У входа неоновый бес с вилами синей стеклянной рукой приглашал гостей в «преисподнюю». Гости чинно проходили и подавали швейцару в золоченой ливрее свои приглашения.
Тот внимательно вчитывался в них и учтиво распахивал перед каждым новым гостем решетчатые двери. Лестница круто спускалась вниз. По бокам ее, на масляных стенах, были намалеваны развлечения пьяных грешников в аду. Громкие звуки фокстрота «Розамунде», столь любимого немцами, вырывались всякий раз и на улицу, как только швейцар открывал дверь.

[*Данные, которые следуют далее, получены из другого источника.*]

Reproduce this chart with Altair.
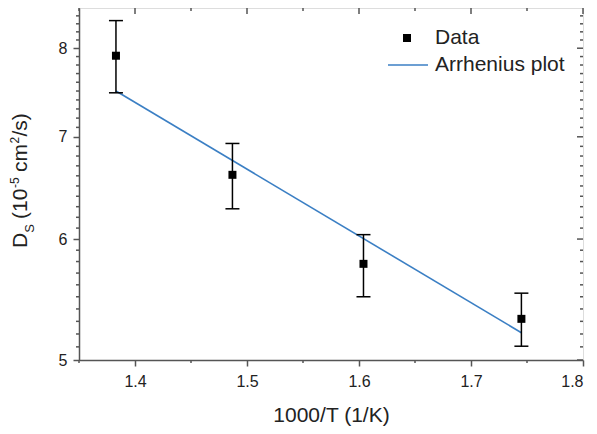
import altair as alt
import pandas as pd

# ---- data ----
x_vals = [1.383, 1.487, 1.604, 1.745]
d_vals = [7.91, 6.61, 5.78, 5.32]
err_hi = [8.34, 6.93, 6.04, 5.53]
err_lo = [7.48, 6.28, 5.50, 5.105]
fit_x = [1.383, 1.745]
fit_y = [7.50, 5.21]

x_major = [1.4, 1.5, 1.6, 1.7, 1.8]
x_minor = [1.35, 1.45, 1.55, 1.65, 1.75]
y_major = [5, 6, 7, 8]
y_minor = [5.1, 5.2, 5.3, 5.4, 5.5, 5.6, 5.7, 5.8, 5.9,
           6.1, 6.2, 6.3, 6.4, 6.5, 6.6, 6.7, 6.8, 6.9,
           7.1, 7.2, 7.3, 7.4, 7.5, 7.6, 7.7, 7.8, 7.9,
           8.1, 8.2, 8.3, 8.4]

W, H = 504, 352
FONT = "Liberation Sans"
TXT = "#222222"
AX = "#555555"
BLUE = "#3b7fc4"

df = pd.DataFrame({"x": x_vals, "d": d_vals, "hi": err_hi, "lo": err_lo})
fit = pd.DataFrame({"x": fit_x, "d": fit_y})

xs = alt.Scale(domain=[1.35, 1.8], nice=False, zero=False)
ys = alt.Scale(type="log", domain=[5, 8.5], nice=False)

x_axis = alt.Axis(values=x_major, format=".1f", title="1000/T (1/K)", grid=False,
                  tickSize=6, tickWidth=1.5, tickColor=AX, domainColor=AX, domainWidth=1.5,
                  labelFontSize=16, labelFont=FONT, labelColor=TXT, labelPadding=7,
                  titleFontSize=21, titleFont=FONT, titleColor=TXT, titleFontWeight="normal",
                  titlePadding=15)
y_axis = alt.Axis(values=y_major, format="d", title="", grid=False,
                  tickSize=6, tickWidth=1.5, tickColor=AX, domainColor=AX, domainWidth=1.5,
                  labelFontSize=16, labelFont=FONT, labelColor=TXT, labelPadding=6)

base = alt.Chart(df)
points = base.mark_square(size=64, color="black", opacity=1).encode(
    x=alt.X("x:Q", scale=xs, axis=x_axis),
    y=alt.Y("d:Q", scale=ys, axis=y_axis),
)
bars = base.mark_rule(color="black", strokeWidth=1.5).encode(
    x=alt.X("x:Q", scale=xs),
    y=alt.Y("lo:Q", scale=ys),
    y2="hi:Q",
)
cap_hi = base.mark_tick(orient="horizontal", size=14, thickness=1.5, color="black", opacity=1).encode(
    x=alt.X("x:Q", scale=xs), y=alt.Y("hi:Q", scale=ys))
cap_lo = base.mark_tick(orient="horizontal", size=14, thickness=1.5, color="black", opacity=1).encode(
    x=alt.X("x:Q", scale=xs), y=alt.Y("lo:Q", scale=ys))
line = alt.Chart(fit).mark_line(color=BLUE, strokeWidth=1.6).encode(
    x=alt.X("x:Q", scale=xs), y=alt.Y("d:Q", scale=ys))

# ---- tick marks on the frame ----
xmaj = pd.DataFrame({"x": x_major})
xmin = pd.DataFrame({"x": x_minor})
ymaj = pd.DataFrame({"d": y_major})
ymin = pd.DataFrame({"d": y_minor})

def xt(data, y1, y2):
    return alt.Chart(data).mark_rule(color=AX, strokeWidth=1.5).encode(
        x=alt.X("x:Q", scale=xs), y=alt.value(y1), y2=alt.value(y2))

def yt(data, x1, x2):
    return alt.Chart(data).mark_rule(color=AX, strokeWidth=1.5).encode(
        y=alt.Y("d:Q", scale=ys), x=alt.value(x1), x2=alt.value(x2))

ticks = [
    xt(xmaj, 0, 6), xt(xmin, 0, 3), xt(xmin, H, H + 3),
    yt(ymaj, W, W - 6), yt(ymin, W, W - 3), yt(ymin, -3, 0),
]

one = pd.DataFrame({"a": [0]})

def txt(s, size, x, y, angle=0, baseline="middle"):
    kw = dict(text=s, fontSize=size, font=FONT, color=TXT, align="left", baseline=baseline)
    if angle:
        kw["angle"] = angle
    return alt.Chart(one).mark_text(**kw).encode(x=alt.value(x), y=alt.value(y))

# ---- legend ----
legend = [
    alt.Chart(one).mark_square(size=64, color="black", opacity=1).encode(
        x=alt.value(328), y=alt.value(30)),
    alt.Chart(one).mark_rule(color=BLUE, strokeWidth=1.6).encode(
        x=alt.value(309), x2=alt.value(349), y=alt.value(57)),
    txt("Data", 21, 356, 30),
    txt("Arrhenius plot", 21, 356, 57),
]

# ---- y-axis title with sub/superscripts ----
ytitle = [
    txt("D", 21, -52, 240, 270, "alphabetic"),
    txt("S", 13, -45, 224.8, 270, "alphabetic"),
    txt("(10", 21, -52, 211, 270, "alphabetic"),
    txt("-5", 12, -60, 180, 270, "alphabetic"),
    txt("cm", 21, -52, 164, 270, "alphabetic"),
    txt("2", 12, -60, 135.5, 270, "alphabetic"),
    txt("/s)", 21, -52, 128.5, 270, "alphabetic"),
]

chart = alt.layer(line, bars, cap_hi, cap_lo, points, *ticks, *legend, *ytitle).properties(
    width=W, height=H,
    autosize=alt.AutoSizeParams(type="none"),
    padding={"left": 71, "top": 0, "right": 6, "bottom": 66},
).configure_view(stroke=AX, strokeWidth=1.5).configure(background="white")

chart.save("out.html", embed_options={"renderer": "svg", "actions": False})
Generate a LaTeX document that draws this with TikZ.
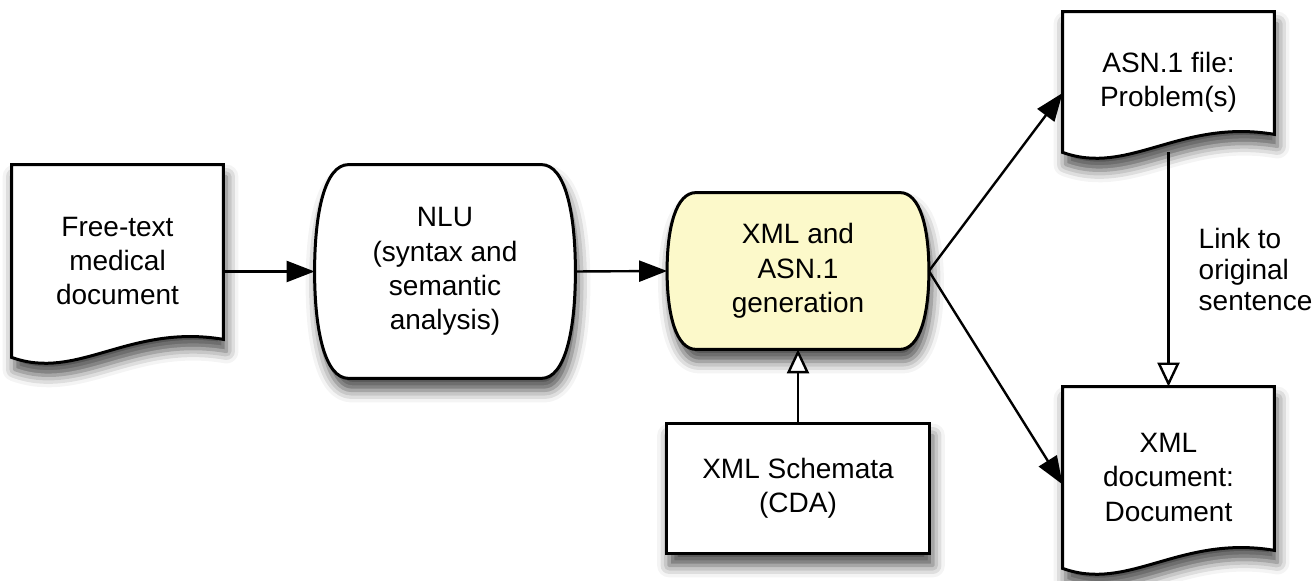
\documentclass[tikz,border=0pt]{standalone}
\usepackage{fontspec}
\setmainfont{Liberation Sans}
\usetikzlibrary{arrows.meta,calc,backgrounds,shadows.blur}
\definecolor{genyellow}{HTML}{FCF9CA}
% document sheet with a wavy lower edge
\newcommand\docpath[1]{(#1.north west) -- (#1.north east) -- ([yshift=9pt]#1.south east)
  .. controls ([xshift=-47pt,yshift=17pt]#1.south east) and ([xshift=33pt,yshift=-12pt]#1.south west) .. (#1.south west) -- cycle}
% box with bulging left and right sides
\newcommand\bulgepath[2]{([xshift=#2]#1.north west) -- ([xshift=-#2]#1.north east)
  .. controls ([xshift=-0.3*#2]#1.north east) and ($(#1.east)!0.55!(#1.north east)$) .. (#1.east)
  .. controls ($(#1.east)!0.55!(#1.south east)$) and ([xshift=-0.3*#2]#1.south east) .. ([xshift=-#2]#1.south east)
  -- ([xshift=#2]#1.south west)
  .. controls ([xshift=0.3*#2]#1.south west) and ($(#1.west)!0.55!(#1.south west)$) .. (#1.west)
  .. controls ($(#1.west)!0.55!(#1.north west)$) and ([xshift=0.3*#2]#1.north west) .. ([xshift=#2]#1.north west) -- cycle}
\begin{document}
\begin{tikzpicture}[x=0.5pt, y=-0.5pt,
  main node/.style={align=center, inner sep=0pt, font=\fontsize{14pt}{17.2pt}\selectfont},
  shape line/.style={draw=black, line width=1.5pt, fill=white,
    blur shadow={shadow xshift=1.5pt, shadow yshift=-6pt, shadow blur radius=6pt, shadow opacity=70}},
  fill arrow/.style={draw=black, line width=1.2pt, -{Triangle[length=14pt, width=10.5pt, fill=black]}},
  open arrow/.style={draw=black, line width=1.2pt, -{Triangle[open, length=12pt, width=11pt, fill=white]}},
  link label/.style={align=left, inner sep=0pt, font=\fontsize{14pt}{15.5pt}\selectfont}]
\useasboundingbox (0,0) rectangle (1314,581);
\begin{scope}[every node/.style={main node}]
\node[minimum width=105.5pt, minimum height=96pt] (ftd) at (117.5,261) {Free-text\\medical\\document};
\node[minimum width=130pt, minimum height=106.5pt] (nlu) at (445,271.5) {NLU\\(syntax and\\semantic\\analysis)};
\node[minimum width=130.5pt, minimum height=78pt] (gen) at (798,271) {XML and\\ASN.1\\generation};
\node[minimum width=131.5pt, minimum height=64.5pt] (cda) at (798,488.5) {XML Schemata\\(CDA)};
\node[minimum width=105.5pt, minimum height=70pt] (asn) at (1168.5,82) {ASN.1 file:\\Problem(s)};
\node[minimum width=105.5pt, minimum height=90.5pt] (xmld) at (1168.5,477.5) {XML\\document:\\Document};
\end{scope}
\begin{pgfonlayer}{background}
\draw[shape line] \docpath{ftd};
\draw[shape line] \bulgepath{nlu}{17pt};
\draw[shape line, fill=genyellow] \bulgepath{gen}{14.5pt};
\draw[shape line] (cda.north west) rectangle (cda.south east);
\draw[shape line] \docpath{asn};
\draw[shape line] \docpath{xmld};
\end{pgfonlayer}
\begin{scope}
\draw[fill arrow] (ftd.east |- nlu.west) -- (nlu.west);
\draw[fill arrow] (nlu.east) -- (gen.west);
\draw[fill arrow] (gen.east) -- ([yshift=-5.5pt]asn.west);
\draw[fill arrow] (gen.east) -- ([yshift=-3.5pt]xmld.west);
\draw[open arrow] (cda.north) -- (gen.south);
\draw[open arrow] (asn.south) -- node[link label, anchor=west, xshift=14.5pt] {Link to\\original\\sentence} (xmld.north);
\end{scope}
\end{tikzpicture}
\end{document}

Из длинного черного лимузина «майбах» вышел виновник торжества Альфред Дитц, ведя под руку свою любовницу, светловолосую Лили фон Эбенгард. После того как он спустился вниз, к подъезду ресторана подкатил фаэтон на дутых резиновых шинах. С его подножки соскочил человек, одетый в несколько старомодный костюм и котелок-«мелоник», какие носили в начале этого века зажиточные люди в Галиции. Оглянувшись и дав знак вознице, чтобы тот задержался, новый гость подошел к швейцару и, показывая ему конверт с приглашением. сказал:
— Я секретарь адвоката Гудим-Левковича. Мой шеф — давний друг господина штурмбанфюрера Дитца, к сожалению, внезапно уехал к больной жене в Перемышль и не может присутствовать на сегодняшнем торжестве. Он написал здесь письмо с поздравлениями и извинениями господину Дитцу и передает ему маленький подарок ко дню рождения. Отнесите, будьте добры, этот пакет господину Дитцу! А это вам, за услуги! — С этими словами посетитель протянул швейцару сто — не оккупационных, нет, а настоящих! — имперских марок, имеющих хождение по всей Германии, и тяжелую коробку довоенного еще шоколада фабрики «Бранка», перевязанную атласной лентой.